Although the IEC summation method is straightforward to implement, it does not fully account for the distortion amplification caused by resonance or system characteristics. This limitation suggests that the existing international standards may be insufficient for extensive IBR integration, thereby highlighting the need for comprehensive simulation analyses that incorporate specific system conditions.

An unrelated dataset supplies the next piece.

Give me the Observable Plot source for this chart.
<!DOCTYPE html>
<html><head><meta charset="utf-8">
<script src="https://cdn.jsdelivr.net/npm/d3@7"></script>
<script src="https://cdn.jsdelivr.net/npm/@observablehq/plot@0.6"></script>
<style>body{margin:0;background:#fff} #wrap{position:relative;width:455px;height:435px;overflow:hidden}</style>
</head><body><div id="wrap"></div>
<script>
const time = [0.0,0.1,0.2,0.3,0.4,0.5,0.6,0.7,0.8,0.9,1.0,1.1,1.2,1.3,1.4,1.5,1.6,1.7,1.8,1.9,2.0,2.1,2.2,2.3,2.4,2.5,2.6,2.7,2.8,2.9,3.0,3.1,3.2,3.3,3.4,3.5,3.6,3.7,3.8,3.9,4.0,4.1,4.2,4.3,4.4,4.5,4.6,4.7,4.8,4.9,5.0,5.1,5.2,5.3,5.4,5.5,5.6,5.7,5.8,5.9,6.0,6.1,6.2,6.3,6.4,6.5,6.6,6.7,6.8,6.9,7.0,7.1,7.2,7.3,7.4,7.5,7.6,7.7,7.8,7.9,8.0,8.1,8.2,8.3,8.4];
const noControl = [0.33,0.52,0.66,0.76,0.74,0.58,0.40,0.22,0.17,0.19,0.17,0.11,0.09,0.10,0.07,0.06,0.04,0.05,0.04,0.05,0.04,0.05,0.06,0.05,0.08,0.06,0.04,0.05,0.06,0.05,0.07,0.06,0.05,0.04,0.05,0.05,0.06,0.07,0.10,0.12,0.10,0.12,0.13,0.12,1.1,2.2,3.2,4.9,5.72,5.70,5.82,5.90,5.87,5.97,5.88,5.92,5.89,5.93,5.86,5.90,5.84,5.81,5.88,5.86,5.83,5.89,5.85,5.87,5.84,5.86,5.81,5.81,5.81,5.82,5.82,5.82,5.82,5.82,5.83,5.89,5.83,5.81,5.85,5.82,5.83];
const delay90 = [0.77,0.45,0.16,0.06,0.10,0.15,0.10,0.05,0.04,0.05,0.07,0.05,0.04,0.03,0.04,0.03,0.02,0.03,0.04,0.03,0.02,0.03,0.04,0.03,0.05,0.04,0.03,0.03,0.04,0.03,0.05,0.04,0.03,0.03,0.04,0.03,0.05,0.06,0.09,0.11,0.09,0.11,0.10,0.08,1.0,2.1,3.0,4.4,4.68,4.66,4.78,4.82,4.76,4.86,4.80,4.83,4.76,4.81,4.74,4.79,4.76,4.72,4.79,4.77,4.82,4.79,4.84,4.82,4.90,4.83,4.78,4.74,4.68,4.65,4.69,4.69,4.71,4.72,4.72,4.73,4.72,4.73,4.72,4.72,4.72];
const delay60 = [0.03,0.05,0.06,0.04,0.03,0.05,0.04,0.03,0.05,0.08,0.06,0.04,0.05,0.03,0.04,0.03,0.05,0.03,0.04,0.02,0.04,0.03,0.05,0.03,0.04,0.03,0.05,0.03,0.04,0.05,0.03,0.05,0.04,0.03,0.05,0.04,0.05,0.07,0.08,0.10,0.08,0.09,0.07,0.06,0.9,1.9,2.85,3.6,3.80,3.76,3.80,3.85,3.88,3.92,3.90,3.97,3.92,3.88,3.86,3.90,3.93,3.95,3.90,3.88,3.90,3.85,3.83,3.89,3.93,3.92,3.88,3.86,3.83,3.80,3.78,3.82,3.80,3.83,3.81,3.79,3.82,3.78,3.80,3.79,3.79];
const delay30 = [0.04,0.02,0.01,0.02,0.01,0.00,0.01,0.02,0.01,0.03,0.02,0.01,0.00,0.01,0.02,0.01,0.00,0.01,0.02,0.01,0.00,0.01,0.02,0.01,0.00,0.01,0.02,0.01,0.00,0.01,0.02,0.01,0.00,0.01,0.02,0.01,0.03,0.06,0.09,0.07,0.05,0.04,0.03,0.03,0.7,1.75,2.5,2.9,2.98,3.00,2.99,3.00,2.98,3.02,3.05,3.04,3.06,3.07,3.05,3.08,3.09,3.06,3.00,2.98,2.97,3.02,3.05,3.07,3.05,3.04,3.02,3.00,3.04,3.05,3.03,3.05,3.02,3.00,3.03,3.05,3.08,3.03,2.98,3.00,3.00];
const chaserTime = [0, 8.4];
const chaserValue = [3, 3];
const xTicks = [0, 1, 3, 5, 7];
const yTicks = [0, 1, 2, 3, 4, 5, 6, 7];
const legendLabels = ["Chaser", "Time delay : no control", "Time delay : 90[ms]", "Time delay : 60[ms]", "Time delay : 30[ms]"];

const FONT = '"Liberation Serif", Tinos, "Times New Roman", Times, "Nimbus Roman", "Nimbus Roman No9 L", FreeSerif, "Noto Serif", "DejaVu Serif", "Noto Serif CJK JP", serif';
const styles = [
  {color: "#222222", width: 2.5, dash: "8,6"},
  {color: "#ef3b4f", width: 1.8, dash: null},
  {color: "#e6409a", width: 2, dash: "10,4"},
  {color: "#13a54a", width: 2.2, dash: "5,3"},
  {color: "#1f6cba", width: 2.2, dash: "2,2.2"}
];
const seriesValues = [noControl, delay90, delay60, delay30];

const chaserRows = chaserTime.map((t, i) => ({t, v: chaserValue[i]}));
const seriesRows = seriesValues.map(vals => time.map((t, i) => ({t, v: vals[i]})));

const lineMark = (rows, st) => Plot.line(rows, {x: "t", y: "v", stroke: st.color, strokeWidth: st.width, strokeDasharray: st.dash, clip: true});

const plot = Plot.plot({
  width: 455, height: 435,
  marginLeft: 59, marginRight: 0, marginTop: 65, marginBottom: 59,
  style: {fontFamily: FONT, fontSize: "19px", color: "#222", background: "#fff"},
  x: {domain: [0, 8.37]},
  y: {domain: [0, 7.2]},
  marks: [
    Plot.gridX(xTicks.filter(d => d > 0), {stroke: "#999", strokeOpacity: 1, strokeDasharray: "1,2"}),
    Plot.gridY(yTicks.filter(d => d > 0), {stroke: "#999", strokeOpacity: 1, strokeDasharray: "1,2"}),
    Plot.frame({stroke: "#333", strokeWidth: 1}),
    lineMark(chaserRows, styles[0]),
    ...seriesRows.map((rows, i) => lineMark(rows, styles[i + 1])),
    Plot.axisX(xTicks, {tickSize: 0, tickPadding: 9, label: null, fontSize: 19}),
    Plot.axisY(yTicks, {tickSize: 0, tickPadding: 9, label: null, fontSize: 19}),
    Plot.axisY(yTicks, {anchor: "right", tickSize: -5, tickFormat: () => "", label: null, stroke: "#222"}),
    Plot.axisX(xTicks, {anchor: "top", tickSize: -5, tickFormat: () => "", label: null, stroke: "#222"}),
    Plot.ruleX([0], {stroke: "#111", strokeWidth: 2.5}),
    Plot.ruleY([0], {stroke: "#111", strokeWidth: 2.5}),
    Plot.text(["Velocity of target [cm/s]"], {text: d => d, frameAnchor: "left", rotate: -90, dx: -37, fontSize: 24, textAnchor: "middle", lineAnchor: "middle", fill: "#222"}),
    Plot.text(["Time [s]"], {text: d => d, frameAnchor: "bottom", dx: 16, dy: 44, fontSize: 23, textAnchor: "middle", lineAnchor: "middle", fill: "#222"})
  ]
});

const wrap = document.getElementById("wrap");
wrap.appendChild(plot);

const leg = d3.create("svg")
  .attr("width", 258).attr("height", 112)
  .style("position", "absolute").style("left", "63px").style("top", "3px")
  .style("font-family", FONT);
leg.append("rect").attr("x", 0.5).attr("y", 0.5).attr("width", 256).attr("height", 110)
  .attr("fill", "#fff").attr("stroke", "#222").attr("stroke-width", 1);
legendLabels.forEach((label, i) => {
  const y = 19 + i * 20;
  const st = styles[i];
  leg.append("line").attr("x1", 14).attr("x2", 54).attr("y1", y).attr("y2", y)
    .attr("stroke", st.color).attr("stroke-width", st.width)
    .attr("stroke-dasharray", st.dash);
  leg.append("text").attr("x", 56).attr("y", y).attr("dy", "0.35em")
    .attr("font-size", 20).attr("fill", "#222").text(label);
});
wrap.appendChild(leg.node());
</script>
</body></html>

In addition, the results were compared with recent studies to contextualize the findings. Previous works, such as [38,39], generally indicate that higher grid impedance, i.e., weaker grids, leads to higher harmonic levels. While this trend aligns with the overall observation of our study, these works do not fully address the impact of parallel resonance. Parallel resonance can selectively amplify specific harmonic orders, meaning that the relationship between total system impedance and THD is not always monotonic. Unlike previous studies, the present work explicitly analyzes harmonic behavior under the presence of parallel resonance, demonstrating that high system impedance does not necessarily lead to higher THD. This highlights the critical role of system resonance in shaping the harmonic profile of inverter-based resources in modern power systems.

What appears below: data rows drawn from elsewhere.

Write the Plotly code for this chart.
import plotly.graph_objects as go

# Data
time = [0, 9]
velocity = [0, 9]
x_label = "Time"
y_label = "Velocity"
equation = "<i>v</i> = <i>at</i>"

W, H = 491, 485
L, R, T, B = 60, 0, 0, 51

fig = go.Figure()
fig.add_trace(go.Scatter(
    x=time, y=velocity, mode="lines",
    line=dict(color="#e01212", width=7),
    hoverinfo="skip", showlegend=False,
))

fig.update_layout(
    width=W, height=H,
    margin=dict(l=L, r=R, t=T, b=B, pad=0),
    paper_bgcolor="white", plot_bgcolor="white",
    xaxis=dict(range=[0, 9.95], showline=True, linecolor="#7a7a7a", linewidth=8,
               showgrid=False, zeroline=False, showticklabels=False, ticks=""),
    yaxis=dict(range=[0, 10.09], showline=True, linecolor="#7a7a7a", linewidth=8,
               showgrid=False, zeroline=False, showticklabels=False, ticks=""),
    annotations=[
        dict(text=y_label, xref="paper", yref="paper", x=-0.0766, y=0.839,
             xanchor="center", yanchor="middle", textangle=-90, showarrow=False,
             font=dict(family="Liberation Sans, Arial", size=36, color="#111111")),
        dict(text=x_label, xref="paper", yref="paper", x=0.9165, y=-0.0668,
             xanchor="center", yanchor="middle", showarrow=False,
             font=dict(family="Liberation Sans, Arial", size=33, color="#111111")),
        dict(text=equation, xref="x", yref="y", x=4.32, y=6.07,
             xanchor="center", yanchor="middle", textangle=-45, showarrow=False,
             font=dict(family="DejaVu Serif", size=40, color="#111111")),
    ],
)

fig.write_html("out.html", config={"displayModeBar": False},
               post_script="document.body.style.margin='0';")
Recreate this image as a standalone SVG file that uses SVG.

Simulations using short circuit capacity data from prospective offshore wind farm sites revealed multiple instances in which the THD exceeded the standard limits. Notably, the 154 kV system exhibited persistently elevated harmonic distortion due to a low SCR, whereas the 345 kV system experienced significant distortion within specific resonance bands despite a high-SCR. These findings underscore the necessity for thorough evaluations that consider SCR, harmonic emission characteristics, and resonance risks during site assessments.

6. Conclusions

This study quantitatively assessed the impact of SCR on voltage harmonic distortion in offshore wind farm grid integration. Under low-SCR conditions, the system’s ability to suppress harmonics is reduced, leading to THD levels that exceed acceptable standards, with the 11th to 13th harmonics being the primarily contributors to power quality deterioration. Furthermore, the system voltage alone is insufficient for accurately predicting distortion because factors such as line impedance, transformer characteristics, and capacitance can induce resonance phenomena.

Although the IEC 61400-21-2 summation method is straightforward to apply, it does not fully account for the distortion amplification caused by resonance or specific system characteristics. Simulations for actual candidate sites demonstrated that THD can exceed regulatory limits under low-SCR conditions or within certain resonance frequency bands. These results underscore the necessity for thorough site evaluations and designs that comprehensively consider the SCR levels, harmonic emission profiles, and resonance risks.

Overall, the findings offer practical insights for offshore wind farm site selection, substation design, and harmonic mitigation strategies. Future research will extend this work by analyzing dynamic resonance phenomena under time-varying loads and other system dynamics, thereby further advancing the understanding of harmonic behavior in offshore wind farm integration.